Depuis des années, les exonérations de cotisations patronales et les défiscalisations, présentées comme des encouragements à l’embauche, ont seulement démontré leur capacité à tirer les salaires vers le bas. La défiscalisation des heures supplémentaires, en plus d’imposer la flexibilité aux salariéEs qui les réalisent, est en outre contradictoire avec la création d’emplois. De plus, l’annulation pour 2019 de la hausse de CSG pour les retraitéEs touchant moins de 2 000 euros, ne garantira pas leur pouvoir d’achat, alors que les pensions évolueront moins vite que les prix ! Et surtout, ces mesures, « entre 8 et 10 milliards d’euros », ne seront pas payées par les entreprises, mais par une fiscalité toujours injuste et par des économies sur les services publics.
Cette allocution marque bien un tournant. Macron a été contraint de sortir de son silence hautain. C’est l’enracinement de la mobilisation des Gilets jaunes, l’élargissement de la contestation dans la jeunesse scolarisée, et la menace de l’extension à des secteurs du monde du travail, qui l’ont imposé.
Ceci dit, Macron a bien tenté d’y résister. D’abord en désavouant ses ministres, pour montrer qu’il reste le seul maître à bord... du Titanic, mais aussi en commençant son discours par l’annonce qu’il n’y aurait aucune indulgence contre les « violences inadmissibles », qu’il mettrait tous les moyens pour ramener le « calme et l’ordre républicain ». Contre le mouvement lycéen, 700 interpellations sur la seule journée du jeudi 6 décembre avec, en point d’orgue, la mise en spectacle de l’humiliation des 153 jeunes de Mantes-la-Jolie. Contre les manifestantEs de samedi dernier, des centaines de blesséEs et des milliers d’interpelléEs. La force la plus brutale a été déployée, mais elle n’a rien empêché : en début de semaine, le mouvement lycéen gagnait de nouveaux établissements, et les barrages et blocages se maintenaient.

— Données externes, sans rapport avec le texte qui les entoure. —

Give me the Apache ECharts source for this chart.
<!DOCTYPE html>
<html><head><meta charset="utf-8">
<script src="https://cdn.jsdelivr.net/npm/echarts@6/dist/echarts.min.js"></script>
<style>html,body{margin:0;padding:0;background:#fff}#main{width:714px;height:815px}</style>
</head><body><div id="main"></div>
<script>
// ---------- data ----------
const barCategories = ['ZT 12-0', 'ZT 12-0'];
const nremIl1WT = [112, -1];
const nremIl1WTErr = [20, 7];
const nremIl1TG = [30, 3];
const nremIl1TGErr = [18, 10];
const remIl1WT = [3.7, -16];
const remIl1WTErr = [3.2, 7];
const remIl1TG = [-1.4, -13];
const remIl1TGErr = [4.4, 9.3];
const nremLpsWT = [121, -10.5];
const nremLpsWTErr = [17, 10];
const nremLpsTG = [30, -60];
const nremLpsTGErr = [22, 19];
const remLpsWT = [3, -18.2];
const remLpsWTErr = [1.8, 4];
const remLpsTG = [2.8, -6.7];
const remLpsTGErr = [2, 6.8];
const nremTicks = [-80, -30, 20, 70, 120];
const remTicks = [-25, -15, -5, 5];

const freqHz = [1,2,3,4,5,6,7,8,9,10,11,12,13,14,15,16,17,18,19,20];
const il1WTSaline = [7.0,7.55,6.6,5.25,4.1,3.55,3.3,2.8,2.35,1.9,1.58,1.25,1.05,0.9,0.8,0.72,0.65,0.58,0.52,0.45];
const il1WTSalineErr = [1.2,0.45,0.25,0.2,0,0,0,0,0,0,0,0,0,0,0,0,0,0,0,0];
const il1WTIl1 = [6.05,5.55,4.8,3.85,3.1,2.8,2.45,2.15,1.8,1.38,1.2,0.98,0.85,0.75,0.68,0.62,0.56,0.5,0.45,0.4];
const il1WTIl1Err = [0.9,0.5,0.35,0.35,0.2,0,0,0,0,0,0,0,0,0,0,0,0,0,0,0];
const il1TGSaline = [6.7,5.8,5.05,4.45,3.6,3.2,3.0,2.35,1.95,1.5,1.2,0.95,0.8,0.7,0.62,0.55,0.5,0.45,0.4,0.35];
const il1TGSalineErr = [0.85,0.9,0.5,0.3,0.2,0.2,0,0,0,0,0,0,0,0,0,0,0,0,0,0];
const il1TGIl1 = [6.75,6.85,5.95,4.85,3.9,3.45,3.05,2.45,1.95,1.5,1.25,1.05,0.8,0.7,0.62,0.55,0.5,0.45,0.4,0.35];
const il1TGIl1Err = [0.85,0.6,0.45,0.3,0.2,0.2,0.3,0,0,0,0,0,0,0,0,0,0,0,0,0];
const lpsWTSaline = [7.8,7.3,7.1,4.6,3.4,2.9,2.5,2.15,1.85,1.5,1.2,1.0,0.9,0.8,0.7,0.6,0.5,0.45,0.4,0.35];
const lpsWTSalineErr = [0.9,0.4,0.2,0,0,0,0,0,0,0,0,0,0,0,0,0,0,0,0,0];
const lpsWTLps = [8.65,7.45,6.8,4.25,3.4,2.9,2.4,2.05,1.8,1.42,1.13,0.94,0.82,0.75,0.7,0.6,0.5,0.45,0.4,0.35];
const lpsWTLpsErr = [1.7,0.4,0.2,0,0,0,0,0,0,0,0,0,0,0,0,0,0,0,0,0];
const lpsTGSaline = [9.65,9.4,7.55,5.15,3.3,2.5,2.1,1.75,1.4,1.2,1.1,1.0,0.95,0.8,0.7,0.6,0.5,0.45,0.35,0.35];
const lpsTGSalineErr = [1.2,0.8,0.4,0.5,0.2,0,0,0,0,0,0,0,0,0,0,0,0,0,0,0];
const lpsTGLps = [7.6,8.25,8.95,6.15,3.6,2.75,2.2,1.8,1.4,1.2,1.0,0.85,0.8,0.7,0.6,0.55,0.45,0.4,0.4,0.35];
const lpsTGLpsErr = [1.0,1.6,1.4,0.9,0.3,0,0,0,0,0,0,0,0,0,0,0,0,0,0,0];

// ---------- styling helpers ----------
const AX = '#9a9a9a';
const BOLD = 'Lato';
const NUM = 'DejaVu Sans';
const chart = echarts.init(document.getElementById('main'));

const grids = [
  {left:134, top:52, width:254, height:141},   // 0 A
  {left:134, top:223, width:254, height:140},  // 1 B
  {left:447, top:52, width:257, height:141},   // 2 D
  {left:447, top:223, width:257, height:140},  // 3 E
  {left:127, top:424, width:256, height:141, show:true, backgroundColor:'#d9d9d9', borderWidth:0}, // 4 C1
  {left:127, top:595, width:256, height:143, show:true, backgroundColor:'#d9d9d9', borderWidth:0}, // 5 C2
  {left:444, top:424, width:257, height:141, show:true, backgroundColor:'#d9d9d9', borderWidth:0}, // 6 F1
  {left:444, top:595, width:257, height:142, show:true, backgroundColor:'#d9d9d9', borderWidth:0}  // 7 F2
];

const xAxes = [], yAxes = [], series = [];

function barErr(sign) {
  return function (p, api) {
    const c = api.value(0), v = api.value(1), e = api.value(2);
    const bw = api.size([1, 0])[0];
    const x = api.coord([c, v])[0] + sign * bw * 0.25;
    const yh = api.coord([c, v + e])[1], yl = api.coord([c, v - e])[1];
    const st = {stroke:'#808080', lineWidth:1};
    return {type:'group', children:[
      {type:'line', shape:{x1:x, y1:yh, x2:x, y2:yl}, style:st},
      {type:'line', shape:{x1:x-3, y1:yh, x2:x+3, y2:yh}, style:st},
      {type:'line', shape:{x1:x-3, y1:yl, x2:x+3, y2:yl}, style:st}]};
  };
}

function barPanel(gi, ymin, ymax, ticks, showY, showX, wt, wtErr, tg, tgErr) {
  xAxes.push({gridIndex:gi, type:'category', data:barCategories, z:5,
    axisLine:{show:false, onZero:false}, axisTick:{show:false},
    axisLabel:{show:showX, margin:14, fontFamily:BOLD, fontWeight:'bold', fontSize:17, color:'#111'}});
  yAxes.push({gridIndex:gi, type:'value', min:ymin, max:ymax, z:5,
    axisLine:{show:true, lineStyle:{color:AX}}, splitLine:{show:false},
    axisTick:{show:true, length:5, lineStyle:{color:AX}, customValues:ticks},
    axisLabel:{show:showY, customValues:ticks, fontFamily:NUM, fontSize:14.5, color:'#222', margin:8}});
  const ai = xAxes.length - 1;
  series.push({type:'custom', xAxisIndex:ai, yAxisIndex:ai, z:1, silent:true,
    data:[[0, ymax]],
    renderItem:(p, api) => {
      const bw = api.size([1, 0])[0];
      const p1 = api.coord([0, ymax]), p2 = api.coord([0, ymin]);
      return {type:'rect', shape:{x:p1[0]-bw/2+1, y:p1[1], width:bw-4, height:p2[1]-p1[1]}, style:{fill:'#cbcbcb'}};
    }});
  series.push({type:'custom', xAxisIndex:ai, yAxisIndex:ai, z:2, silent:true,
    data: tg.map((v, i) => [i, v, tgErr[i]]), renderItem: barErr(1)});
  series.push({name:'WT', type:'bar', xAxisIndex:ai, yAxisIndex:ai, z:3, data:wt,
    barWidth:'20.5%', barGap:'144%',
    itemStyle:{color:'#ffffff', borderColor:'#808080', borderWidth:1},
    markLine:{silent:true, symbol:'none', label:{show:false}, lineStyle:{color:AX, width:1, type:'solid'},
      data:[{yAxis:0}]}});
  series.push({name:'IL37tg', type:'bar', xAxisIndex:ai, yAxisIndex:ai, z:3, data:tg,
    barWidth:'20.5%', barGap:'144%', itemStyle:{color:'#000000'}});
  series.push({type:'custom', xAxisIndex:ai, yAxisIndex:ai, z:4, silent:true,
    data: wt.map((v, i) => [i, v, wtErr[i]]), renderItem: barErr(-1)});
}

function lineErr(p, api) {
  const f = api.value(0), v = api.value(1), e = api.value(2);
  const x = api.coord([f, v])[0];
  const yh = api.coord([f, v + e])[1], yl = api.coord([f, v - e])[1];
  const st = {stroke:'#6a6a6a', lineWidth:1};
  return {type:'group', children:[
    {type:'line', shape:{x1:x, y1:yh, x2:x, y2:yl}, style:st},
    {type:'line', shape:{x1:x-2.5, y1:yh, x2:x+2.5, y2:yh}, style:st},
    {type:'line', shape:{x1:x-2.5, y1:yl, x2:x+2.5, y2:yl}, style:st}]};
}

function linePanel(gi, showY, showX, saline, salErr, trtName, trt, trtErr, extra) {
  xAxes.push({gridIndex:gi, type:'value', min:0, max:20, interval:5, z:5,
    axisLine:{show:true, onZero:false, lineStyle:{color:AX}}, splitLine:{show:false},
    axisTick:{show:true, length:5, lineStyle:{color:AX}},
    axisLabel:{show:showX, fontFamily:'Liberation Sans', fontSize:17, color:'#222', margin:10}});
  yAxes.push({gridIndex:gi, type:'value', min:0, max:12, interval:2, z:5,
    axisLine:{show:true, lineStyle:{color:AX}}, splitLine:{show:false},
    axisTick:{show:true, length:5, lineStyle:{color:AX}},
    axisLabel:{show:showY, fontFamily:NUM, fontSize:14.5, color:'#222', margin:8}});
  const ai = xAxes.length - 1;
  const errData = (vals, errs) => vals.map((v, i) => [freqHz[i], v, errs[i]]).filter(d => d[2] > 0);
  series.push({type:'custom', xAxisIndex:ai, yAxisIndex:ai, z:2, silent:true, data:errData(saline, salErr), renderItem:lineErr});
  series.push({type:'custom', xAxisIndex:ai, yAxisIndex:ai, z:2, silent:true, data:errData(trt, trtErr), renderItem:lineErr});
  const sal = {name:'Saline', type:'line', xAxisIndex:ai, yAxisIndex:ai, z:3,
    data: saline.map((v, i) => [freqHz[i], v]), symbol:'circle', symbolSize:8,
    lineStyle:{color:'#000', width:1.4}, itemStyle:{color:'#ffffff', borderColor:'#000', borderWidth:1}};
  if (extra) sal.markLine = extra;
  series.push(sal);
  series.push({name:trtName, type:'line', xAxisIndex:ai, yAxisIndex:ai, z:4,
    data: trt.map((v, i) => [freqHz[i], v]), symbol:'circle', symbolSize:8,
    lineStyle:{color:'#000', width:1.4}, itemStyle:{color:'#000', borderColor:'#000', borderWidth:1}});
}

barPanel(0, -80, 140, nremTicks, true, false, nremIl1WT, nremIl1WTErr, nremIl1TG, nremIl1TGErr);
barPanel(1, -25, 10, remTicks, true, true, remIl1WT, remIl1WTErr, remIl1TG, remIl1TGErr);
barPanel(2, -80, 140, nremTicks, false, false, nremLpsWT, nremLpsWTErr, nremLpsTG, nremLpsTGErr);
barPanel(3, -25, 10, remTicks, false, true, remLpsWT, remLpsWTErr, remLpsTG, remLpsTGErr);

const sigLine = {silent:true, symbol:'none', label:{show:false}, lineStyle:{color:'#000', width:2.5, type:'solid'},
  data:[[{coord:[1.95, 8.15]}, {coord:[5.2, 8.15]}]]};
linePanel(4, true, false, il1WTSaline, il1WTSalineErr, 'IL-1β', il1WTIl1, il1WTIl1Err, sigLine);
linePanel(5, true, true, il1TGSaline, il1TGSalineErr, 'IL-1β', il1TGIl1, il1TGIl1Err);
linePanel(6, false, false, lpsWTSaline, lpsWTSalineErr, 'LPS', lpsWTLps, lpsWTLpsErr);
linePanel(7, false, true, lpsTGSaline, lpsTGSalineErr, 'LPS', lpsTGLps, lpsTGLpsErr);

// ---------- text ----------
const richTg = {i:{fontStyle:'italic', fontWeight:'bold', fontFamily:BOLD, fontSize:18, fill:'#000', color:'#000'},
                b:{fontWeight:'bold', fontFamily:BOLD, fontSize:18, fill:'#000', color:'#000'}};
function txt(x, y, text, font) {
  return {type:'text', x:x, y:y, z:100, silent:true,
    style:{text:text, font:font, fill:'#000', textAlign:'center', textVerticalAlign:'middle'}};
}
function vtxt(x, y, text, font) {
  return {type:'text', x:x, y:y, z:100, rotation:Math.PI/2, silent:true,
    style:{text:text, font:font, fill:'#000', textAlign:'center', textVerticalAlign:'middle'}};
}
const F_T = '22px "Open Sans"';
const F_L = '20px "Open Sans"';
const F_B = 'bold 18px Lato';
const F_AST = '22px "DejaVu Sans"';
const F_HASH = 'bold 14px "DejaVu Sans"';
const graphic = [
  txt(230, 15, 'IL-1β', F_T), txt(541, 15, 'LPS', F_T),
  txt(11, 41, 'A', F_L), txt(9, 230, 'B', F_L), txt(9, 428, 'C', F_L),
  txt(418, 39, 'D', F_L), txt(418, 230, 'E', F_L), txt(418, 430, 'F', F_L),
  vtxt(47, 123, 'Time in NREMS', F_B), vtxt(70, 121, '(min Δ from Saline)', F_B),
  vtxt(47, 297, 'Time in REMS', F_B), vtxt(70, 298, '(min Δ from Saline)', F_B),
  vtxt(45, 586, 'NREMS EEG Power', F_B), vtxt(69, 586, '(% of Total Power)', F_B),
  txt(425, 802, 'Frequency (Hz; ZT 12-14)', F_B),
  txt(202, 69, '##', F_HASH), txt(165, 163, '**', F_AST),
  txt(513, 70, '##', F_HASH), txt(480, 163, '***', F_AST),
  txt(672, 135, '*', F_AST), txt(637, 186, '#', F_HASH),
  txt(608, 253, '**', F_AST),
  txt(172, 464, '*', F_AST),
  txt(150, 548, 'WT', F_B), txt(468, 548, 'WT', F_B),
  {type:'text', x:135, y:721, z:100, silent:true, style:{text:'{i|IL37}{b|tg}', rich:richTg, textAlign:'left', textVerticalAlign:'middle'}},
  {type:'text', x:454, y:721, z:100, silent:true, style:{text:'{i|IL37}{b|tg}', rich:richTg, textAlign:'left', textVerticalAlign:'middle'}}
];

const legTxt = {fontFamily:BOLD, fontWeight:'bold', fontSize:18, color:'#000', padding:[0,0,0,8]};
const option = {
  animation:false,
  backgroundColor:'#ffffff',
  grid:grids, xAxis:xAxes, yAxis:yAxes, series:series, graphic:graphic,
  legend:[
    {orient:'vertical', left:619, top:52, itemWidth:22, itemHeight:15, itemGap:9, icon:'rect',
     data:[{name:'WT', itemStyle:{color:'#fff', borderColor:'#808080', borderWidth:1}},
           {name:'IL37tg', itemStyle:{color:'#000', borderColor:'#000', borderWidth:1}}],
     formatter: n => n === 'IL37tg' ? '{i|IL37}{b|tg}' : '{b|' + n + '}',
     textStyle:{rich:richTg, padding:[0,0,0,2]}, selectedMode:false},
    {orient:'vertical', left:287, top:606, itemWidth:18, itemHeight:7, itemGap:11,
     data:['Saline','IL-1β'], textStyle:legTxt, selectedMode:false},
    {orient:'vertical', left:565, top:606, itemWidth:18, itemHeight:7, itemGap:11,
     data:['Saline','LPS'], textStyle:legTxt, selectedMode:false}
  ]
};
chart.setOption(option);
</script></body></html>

À toutes ces colères qu’il prétend comprendre (voire partager...), Macron ne répond pas : rien sur le retrait de ParcourSup, des réformes du bac général et de la voie professionnelle ; rien sur « l’urgence économique et sociale » d’augmenter tous les revenus et de partager le travail ; rien sur la justice fiscale, pas de retour à l’ISF. Au contraire même, il prétend pouvoir poursuivre ses réformes programmées, de destruction des services publics, de l’assurance chômage et des retraites, tout en agitant la menace d’un débat sur l’immigration. Nous voilà prévenuEs.
Macron est loin d’avoir gagné. Pour la première fois depuis bien longtemps, une mobilisation, celle des Gilets jaunes, a ouvert un espace pour un combat offensif avec des revendications porteuses d’espoirs de vivre mieux dans toutes les couches d’un monde du travail acculé à la défensive par les défaites cumulées depuis deux décennies. C’est précieux et fragile à la fois, et une course de vitesse est engagée.
Il appartient maintenant aux salariéEs d’utiliser, en plus des blocages, l’arme de la grève pour réellement bloquer l’économie. La journée de mobilisation du vendredi 14 décembre peut être une étape, malgré les conditions de cet appel, la direction de la CGT refusant délibérément de le connecter aux mobilisations des Gilets jaunes et ne fixant même pas clairement l’objectif de la grève. Mais Solidaires, ou encore des structures syndicales CGT ou FSU, s’en emparent pour en faire une journée de grève en solidarité avec les mobilisations lycéennes et avec les manifestations du lendemain, l’Acte V du mouvement des Gilets jaunes.
C’est le caractère massif de ces deux jours qui pourra poser des limites au déploiement de plus en plus démesuré des violences policières et judiciaires, mais aussi construire la perspective d’une généralisation des grèves, bloquer le pays pour bloquer l’économie, toutes et tous ensemble, pour gagner.